Authorities will closely monitor foreign exchange markets and take appropriate action in line with the latest statement by the Group of Seven industrialized nations calling for exchange rates that will not lead to huge external surpluses, a top Finance Ministry official said May 1.
At a news conference, Vice Finance Minister Tadashi Ogawa stressed that the G-7, which groups the United States, Germany, Britain, France, Canada, Italy and Japan, agreed on the need to keep exchange rates at levels that would not lead to large external imbalances. The idea was included in the joint statement issued April 27 by the G-7 finance ministers and central bankers in Washington in addition to calls for exchange rates to be stable and to reflect economic fundamentals.
However, the yen continued to weaken against the dollar after the G-7 meeting, hitting a 57-month low in Tokyo trading May 1 as market players continued to test whether the G-7 would attempt concerted dollar-selling.

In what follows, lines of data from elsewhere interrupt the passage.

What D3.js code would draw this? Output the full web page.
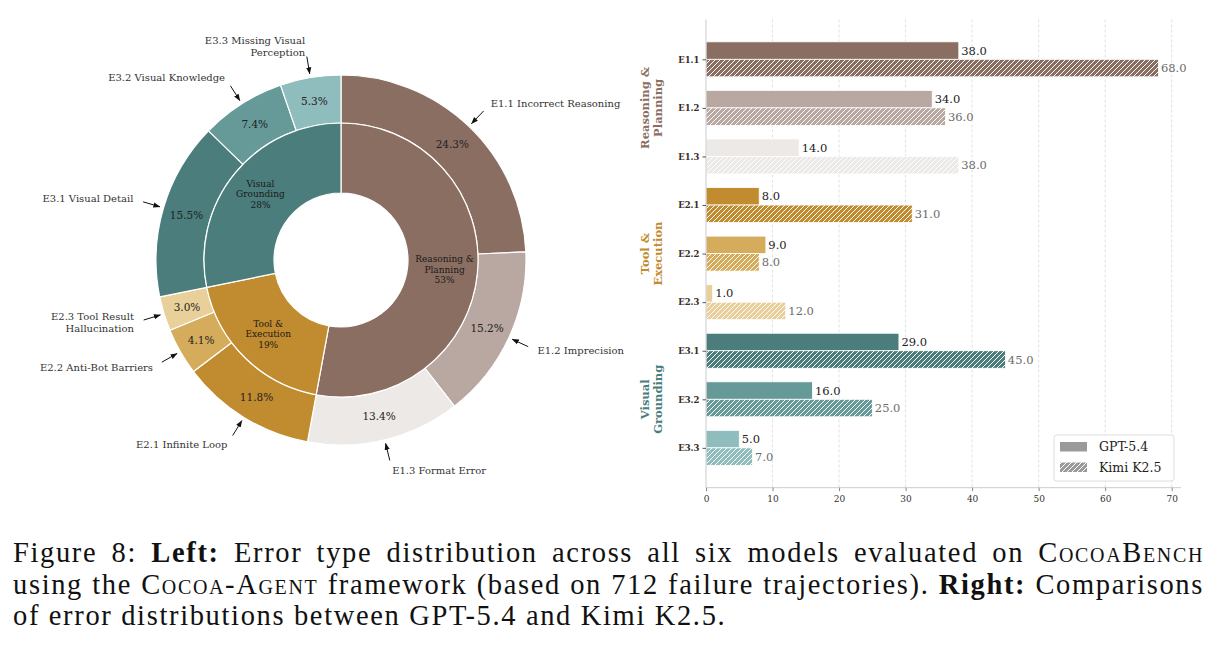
<!DOCTYPE html>
<html>
<head>
<meta charset="utf-8">
<script src="https://cdn.jsdelivr.net/npm/d3@7"></script>
<style>
  body { margin: 0; background: #fff; }
  #wrap { position: relative; width: 1218px; height: 653px; overflow: hidden; }
  svg { position: absolute; left: 0; top: 0; }
  .cap { position: absolute; left: 13px; width: 1191px; font-family: "Liberation Serif", serif; font-size: 28.5px; letter-spacing: 1.65px; color: #111; white-space: nowrap; }
  .cap.just { text-align: justify; text-align-last: justify; white-space: normal; }
  .sc { font-variant: small-caps; }
</style>
</head>
<body>
<div id="wrap"></div>
<script>
// ---- data ----
const subCodes = ["E1.1", "E1.2", "E1.3", "E2.1", "E2.2", "E2.3", "E3.1", "E3.2", "E3.3"];
const subNames = [
    ["E1.1 Incorrect Reasoning"], ["E1.2 Imprecision"], ["E1.3 Format Error"],
    ["E2.1 Infinite Loop"], ["E2.2 Anti-Bot Barriers"], ["E2.3 Tool Result", "Hallucination"],
    ["E3.1 Visual Detail"], ["E3.2 Visual Knowledge"], ["E3.3 Missing Visual", "Perception"]
];
const subShares = [24.3, 15.2, 13.4, 11.8, 4.1, 3.0, 15.5, 7.4, 5.3];
const subColors = ["#8b6e62", "#b9a8a1", "#ece9e6", "#c18b2f", "#d5ac5b", "#e9d09a", "#4a7d7c", "#659a99", "#8fbcbc"];

const groupNames = [["Reasoning &", "Planning"], ["Tool &", "Execution"], ["Visual", "Grounding"]];
const groupShares = [52.9, 18.9, 28.2];
const groupColors = ["#8b6e62", "#c18b2f", "#4a7d7c"];
const groupRows = [1, 4, 7];   // category row the group label is centered on

const gptCounts = [38, 34, 14, 8, 9, 1, 29, 16, 5];
const kimiCounts = [68, 36, 38, 31, 8, 12, 45, 25, 7];
const xTicks = [0, 10, 20, 30, 40, 50, 60, 70];

const width = 1218, height = 653;
const serif = "DejaVu Serif, serif";

let svg = d3.select("#wrap").append("svg")
    .attr("width", width)
    .attr("height", height);

let defs = svg.append("defs");

defs.append("marker")
    .attr("id", "arrowHead")
    .attr("viewBox", "0 0 8 8")
    .attr("refX", 7.5).attr("refY", 4)
    .attr("markerWidth", 7).attr("markerHeight", 7)
    .attr("markerUnits", "userSpaceOnUse")
    .attr("orient", "auto")
    .append("path")
    .attr("d", "M0,1 L8,4 L0,7 z")
    .attr("fill", "#111");

// hatch pattern per colour (white '/' lines)
function hatchId(color) { return "hatch" + color.replace("#", ""); }
subColors.concat(["#9a9a9a"]).forEach(c => {
    let p = defs.append("pattern")
        .attr("id", hatchId(c))
        .attr("patternUnits", "userSpaceOnUse")
        .attr("width", 5).attr("height", 5);
    p.append("rect").attr("width", 5).attr("height", 5).attr("fill", c);
    p.append("path")
        .attr("d", "M-1,1 l2,-2 M0,5 l5,-5 M4,6 l2,-2")
        .attr("stroke", "#fff")
        .attr("stroke-width", 1);
});

// ================= LEFT: nested donut =================
let cx = 341, cy = 260;
let rOuter = 185, rMid = 137, rInner = 67;

let pie = d3.pie().sort(null).value(d => d);
let subArcs = pie(subShares);
let groupArcs = pie(groupShares);

let outerArc = d3.arc().innerRadius(rMid).outerRadius(rOuter);
let innerArc = d3.arc().innerRadius(rInner).outerRadius(rMid);

let pieG = svg.append("g").attr("transform", `translate(${cx},${cy})`);

pieG.selectAll("path.outer")
    .data(subArcs)
    .enter().append("path")
    .attr("class", "outer")
    .attr("d", outerArc)
    .attr("fill", (d, i) => subColors[i])
    .attr("stroke", "#fff")
    .attr("stroke-width", 1.2);

pieG.selectAll("path.inner")
    .data(groupArcs)
    .enter().append("path")
    .attr("class", "inner")
    .attr("d", innerArc)
    .attr("fill", (d, i) => groupColors[i])
    .attr("stroke", "#fff")
    .attr("stroke-width", 1.2);

// polar helper (angle clockwise from 12 o'clock)
let polar = (a, r) => [r * Math.sin(a), -r * Math.cos(a)];
let mid = d => (d.startAngle + d.endAngle) / 2;

// percentage labels in outer ring
pieG.selectAll("text.pct")
    .data(subArcs)
    .enter().append("text")
    .attr("class", "pct")
    .attr("x", d => polar(mid(d), (rMid + rOuter) / 2)[0])
    .attr("y", d => polar(mid(d), (rMid + rOuter) / 2)[1])
    .attr("text-anchor", "middle")
    .attr("dominant-baseline", "central")
    .attr("font-family", serif)
    .attr("font-size", 10.5)
    .attr("fill", "#222")
    .text(d => d.data.toFixed(1) + "%");

// group labels in inner ring
groupArcs.forEach((d, i) => {
    let [x, y] = polar(mid(d), (rInner + rMid) / 2 + 2);
    let lines = groupNames[i].concat([Math.round(d.data) + "%"]);
    let t = pieG.append("text")
        .attr("text-anchor", "middle")
        .attr("font-family", serif)
        .attr("font-size", 9)
        .attr("fill", "#1a1a1a");
    lines.forEach((l, k) => {
        t.append("tspan")
            .attr("x", x)
            .attr("y", y + (k - 1) * 10.8)
            .attr("dy", "0.35em")
            .text(l);
    });
});

// outside annotations with arrows
subArcs.forEach((d, i) => {
    let a = mid(d);
    let right = Math.sin(a) >= 0;
    let [tx, ty] = polar(a, rOuter * 1.17);
    let [ax, ay] = polar(a, rOuter * 1.115);
    let [bx, by] = polar(a, rOuter * 1.02);

    pieG.append("line")
        .attr("x1", ax).attr("y1", ay)
        .attr("x2", bx).attr("y2", by)
        .attr("stroke", "#111")
        .attr("stroke-width", 1)
        .attr("marker-end", "url(#arrowHead)");

    let lines = subNames[i];
    let t = pieG.append("text")
        .attr("text-anchor", right ? "start" : "end")
        .attr("font-family", serif)
        .attr("font-size", 10)
        .attr("fill", "#333");
    lines.forEach((l, k) => {
        t.append("tspan")
            .attr("x", tx)
            .attr("y", ty + (k - (lines.length - 1) / 2) * 12)
            .attr("dy", "0.35em")
            .text(l);
    });
});

// ================= RIGHT: grouped horizontal bars =================
let x = d3.scaleLinear().domain([0, 71.4]).range([706, 1181]);
let y = d3.scaleLinear().domain([-0.82, 8.82]).range([19.5, 487.7]);
let barH = 0.36;

let barG = svg.append("g");

// dashed grid
barG.selectAll("line.grid")
    .data(xTicks.slice(1))
    .enter().append("line")
    .attr("class", "grid")
    .attr("x1", d => x(d)).attr("x2", d => x(d))
    .attr("y1", y(-0.82)).attr("y2", y(8.82))
    .attr("stroke", "#d9d9d9")
    .attr("stroke-width", 0.8)
    .attr("stroke-dasharray", "3,2");

// GPT-5.4 bars
barG.selectAll("rect.gpt")
    .data(gptCounts)
    .enter().append("rect")
    .attr("class", "gpt")
    .attr("x", x(0))
    .attr("y", (d, i) => y(i - barH))
    .attr("width", d => x(d) - x(0))
    .attr("height", y(barH) - y(0))
    .attr("fill", (d, i) => subColors[i])
    .attr("stroke", "#fff")
    .attr("stroke-width", 0.8);

// Kimi K2.5 bars (hatched)
barG.selectAll("rect.kimi")
    .data(kimiCounts)
    .enter().append("rect")
    .attr("class", "kimi")
    .attr("x", x(0))
    .attr("y", (d, i) => y(i))
    .attr("width", d => x(d) - x(0))
    .attr("height", y(barH) - y(0))
    .attr("fill", (d, i) => `url(#${hatchId(subColors[i])})`)
    .attr("stroke", "#fff")
    .attr("stroke-width", 0.8);

// value labels
barG.selectAll("text.gptv")
    .data(gptCounts)
    .enter().append("text")
    .attr("x", d => x(d) + 2.5)
    .attr("y", (d, i) => y(i - barH / 2))
    .attr("dy", "0.35em")
    .attr("font-family", serif)
    .attr("font-size", 11.5)
    .attr("fill", "#222")
    .text(d => d.toFixed(1));

barG.selectAll("text.kimiv")
    .data(kimiCounts)
    .enter().append("text")
    .attr("x", d => x(d) + 2.5)
    .attr("y", (d, i) => y(i + barH / 2))
    .attr("dy", "0.35em")
    .attr("font-family", serif)
    .attr("font-size", 11.5)
    .attr("fill", "#6b6b6b")
    .text(d => d.toFixed(1));

// x axis
let xAxisG = barG.append("g")
    .attr("transform", `translate(0,${y(8.82)})`)
    .call(d3.axisBottom(x).tickValues(xTicks).tickSize(3.5).tickFormat(d3.format("d")));
xAxisG.select(".domain").attr("stroke", "#cccccc").attr("d", `M${x(0)},0H${x(71.4)}`);
xAxisG.selectAll(".tick line").attr("stroke", "#888");
xAxisG.selectAll(".tick text")
    .attr("font-family", serif)
    .attr("font-size", 9)
    .attr("fill", "#333")
    .attr("dy", "0.9em");

// y axis
let yAxisG = barG.append("g")
    .attr("transform", `translate(${x(0)},0)`)
    .call(d3.axisLeft(y).tickValues(d3.range(subCodes.length)).tickSize(3.5).tickFormat(i => subCodes[i]));
yAxisG.select(".domain").attr("stroke", "#cccccc").attr("d", `M0,${y(-0.82)}V${y(8.82)}`);
yAxisG.selectAll(".tick line").attr("stroke", "#555");
yAxisG.selectAll(".tick text")
    .attr("font-family", serif)
    .attr("font-size", 8.5)
    .attr("font-weight", "bold")
    .attr("fill", "#3a2c28");

// rotated group titles
groupRows.forEach((row, i) => {
    let t = barG.append("text")
        .attr("transform", `translate(651.5,${y(row)}) rotate(-90)`)
        .attr("text-anchor", "middle")
        .attr("font-family", serif)
        .attr("font-size", 11.5)
        .attr("font-weight", "bold")
        .attr("fill", groupColors[i]);
    groupNames[i].forEach((l, k) => {
        t.append("tspan")
            .attr("x", 0)
            .attr("y", (k - 0.5) * 13)
            .attr("dy", "0.35em")
            .text(l);
    });
});

// legend
let legendItems = [{ name: "GPT-5.4", fill: "#9a9a9a" }, { name: "Kimi K2.5", fill: `url(#${hatchId("#9a9a9a")})` }];
let legendG = barG.append("g").attr("transform", "translate(1054,435)");
legendG.append("rect")
    .attr("width", 120).attr("height", 46)
    .attr("rx", 2.5)
    .attr("fill", "#fff")
    .attr("fill-opacity", 0.85)
    .attr("stroke", "#d6d6d6")
    .attr("stroke-width", 0.8);
legendItems.forEach((it, k) => {
    legendG.append("rect")
        .attr("x", 6).attr("y", 7 + k * 20.5)
        .attr("width", 27).attr("height", 9.5)
        .attr("fill", it.fill);
    legendG.append("text")
        .attr("x", 45).attr("y", 12 + k * 20.5)
        .attr("dy", "0.35em")
        .attr("font-family", serif)
        .attr("font-size", 12.5)
        .attr("fill", "#222")
        .text(it.name);
});

// ================= caption =================
let captionLines = [
    { cls: "cap just", html: 'Figure 8: <b>Left:</b> Error type distribution across all six models evaluated on <span class="sc">CocoaBench</span>' },
    { cls: "cap just", html: 'using the <span class="sc">Cocoa-Agent</span> framework (based on 712 failure trajectories). <b>Right:</b> Comparisons' },
    { cls: "cap", html: 'of error distributions between GPT-5.4 and Kimi K2.5.' }
];
d3.select("#wrap").selectAll("div.cap")
    .data(captionLines)
    .enter().append("div")
    .attr("class", d => d.cls)
    .style("top", (d, i) => (537 + i * 31.5) + "px")
    .html(d => d.html);
</script>
</body>
</html>
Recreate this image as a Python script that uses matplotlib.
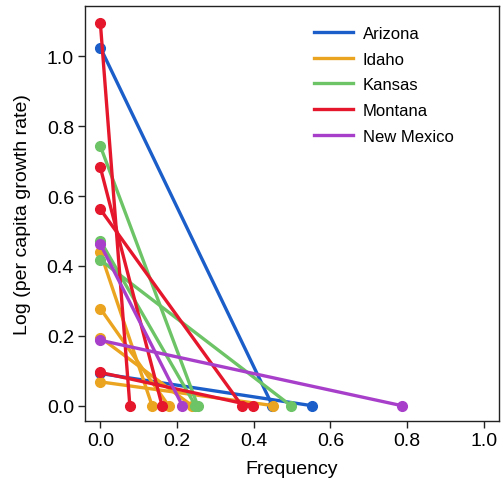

On the other hand, Ogawa welcomed movements in the stock market in which the benchmark Nikkei average of 225 selected issues exceed the 19,000 mark for two straight days, at one point April 29 hitting its highest level this year. “I think the fact that trading volume is increasing slightly and stabilizing is providing a greater sense of security (than stock prices), but I suppose the stock price reflects the confidence of investors,” he said.